Alford was having none of it, however. When not in the courtroom, he lives for tarpon fishing, using all the science he can collect to improve his chances. And if I was a little disappointed that the actual opportunity to cast to surfacing tarpon would be slim to none, I was equally impressed with the custom vessel Alford designed to tackle the task. His gleaming 30-foot inboard has a full suite of electronics and an ultra-quiet gas engine with a specially designed transmission capable of trolling at walking speeds over the long distances. Six rods with wire leader and between 250 and 300 yards of monofilament hung off the back gunwales. Acting as Alford’s first mate was a longtime friend of Alford’s, Tommy Gary, who used to guide goose hunts alongside Alford in the lowlands west of Houston.
Suddenly, the water seemed to boil around the boat as the tarpon finally decided to announce their presence. I was shocked to see one of the stout offshore trolling rods bent like a radio antenna. As it straightened back up, Gary grabbed the rod, and a moment later a 100-pound tarpon burst from the water off the back of the boat. It sailed through the air, twisting like a chrome dervish in its effort to throw its hook, while Alford shouted instructions. It took Gary a sweaty 20 minutes to boat the fish. Alford pulled a scale, planted a streamer and released it.
The next strike, they let me pick up the rod.
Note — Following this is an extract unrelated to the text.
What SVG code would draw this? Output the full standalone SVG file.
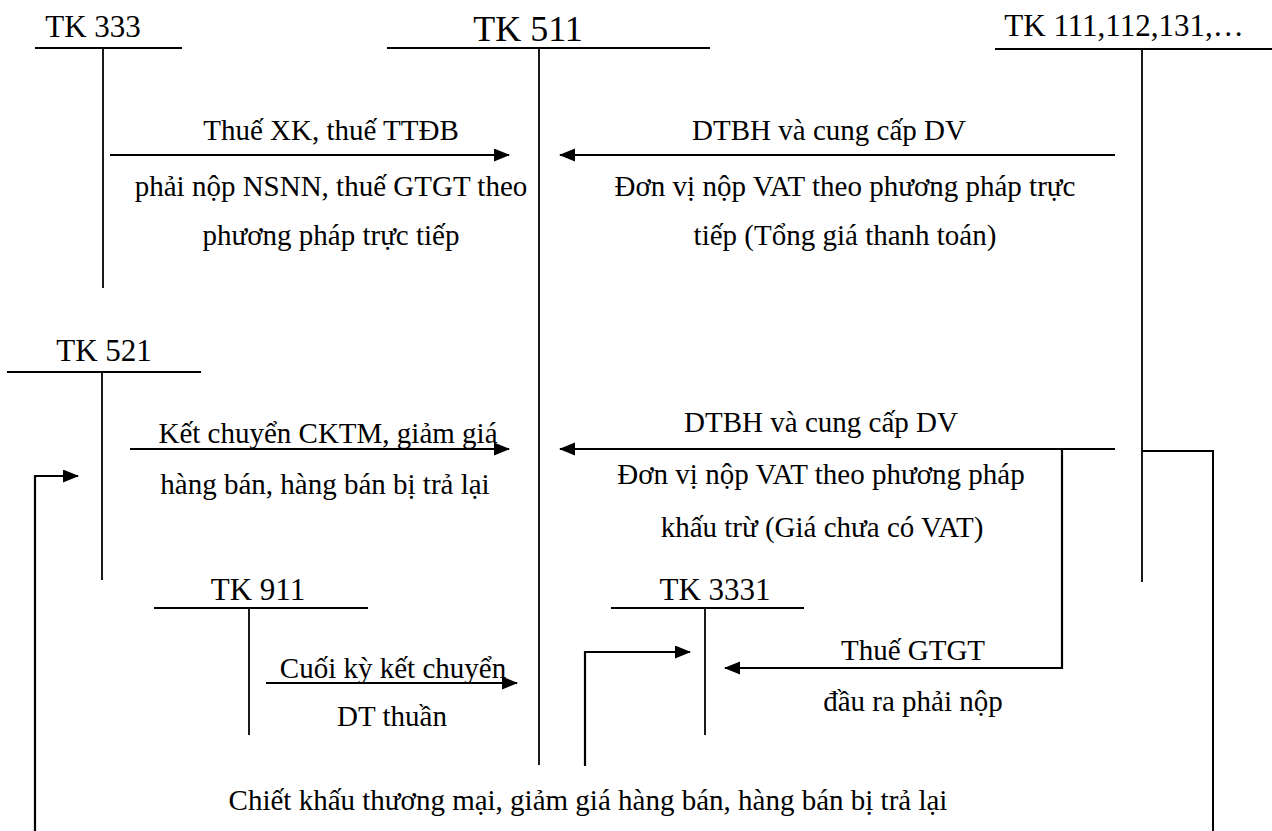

Again, the fish was in the hundred-pound range, and again it leapt high in the air with all the power and grace of an Olympic gymnast. Gary handed me a rod plate so that I could hold the shaft against my pelvis, and the fish surged deep before the line went slack. Then, a millisecond later — boom! — the silver king was back in the air before making another diving run. Shaking with adrenaline and my biceps burning, I don’t know how long it took to reel in that tarpon, the biggest fish I ever caught. At the boat, it rolled to one side and appraised us with an enormous eye. After we had measured and tagged it, Alford revived the fish, and it disappeared in a swirl.
We caught four fish that afternoon, and I had the good fortune to reel in a second. Alford ranked the trip an “8 out of 10.” I was reminded of what Ault told me in a moment of unguarded sentimentality: “We all love tarpon, and with the increase in angling efforts, we need to ask what can we do to keep them around.”